President Bok also added his voice to the antiwar chorus. He flew to Washington with the seven other Ivy League presidents and the president of Stanford and spent May 17 conferring with House members and lobbying against the war. "We are trying to stress that students care very much about the human suffering that results from the war," Bok said. The nine presidents capped the day's activities by conferring privately with Kissinger, a meeting arranged at Bok's request. After the meeting, they would only say that it had been characterized by much "frank talk" in the exchange of views.

But as the lobbyists left Washington and the ICBM's remained in their silos, protest again subsided. As Nixon flew off to Moscow to consummate some nefarious deal with the Soviets, the fear students felt about nuclear confrontation following his speech turned to chagrin. The bombing of the North continued unabated, but the sense of urgency it had initially prompted swiftly dissipated as students again re-entered Lamont and Widener for a few feverish days before exams.
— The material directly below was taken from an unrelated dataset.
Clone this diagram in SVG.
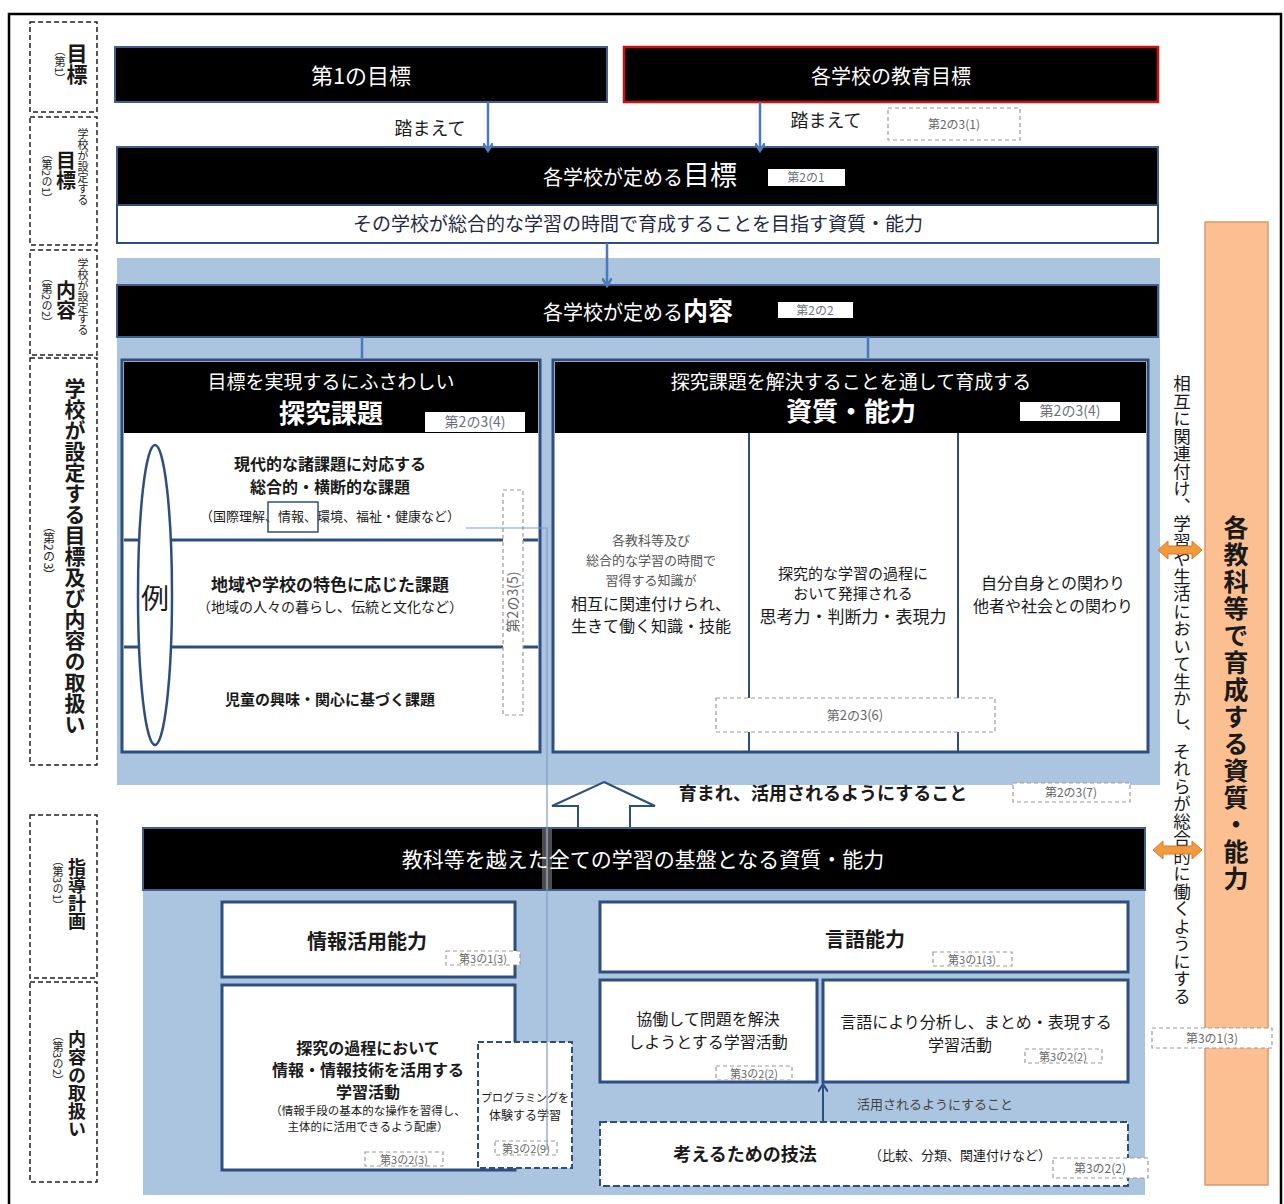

THE SPRING'S NADIR came at the May 22 march on the Pentagon. Called by an emergency coalition of major national antiwar groups immediately after the mines were sown, the action was seen as an attempt to duplicate the now-legendary 1967 march on the mammoth military headquarters. Even in the days immediately preceding the action, its organizers expected to attract between 3000 and 5000 people. But as the President flew off to Moscow, the action lost much of its relevance. Only about 1000 people showed up as the march timetables quarreled divisively. After sparing for several hours with riot-equipped police in front of the building, the marchers surged toward the police lines and 200 were carted away. The action was viewed as a failure by almost everyone involved.

The Spring's actions left most students with a feeling of enraged impotence. It seemed as if no kind of protest, violent or otherwise, could penetrate the impregnable barriers with which President Nixon and his tiny coterie of advisors have surrounded themselves. A government unresponsive to or even unaware of the wishes of its people seemed to have become the norm in American life. Thousands of students, here and across the country, relearned the hard political facts of life this Spring. As Hanoi was evacuated and American bombers continued to level North Vietnam and much of the rest of Southeast Asia, those students became even more convinced that fundamental social change is an imperative facing America if the rest of the world is to survive.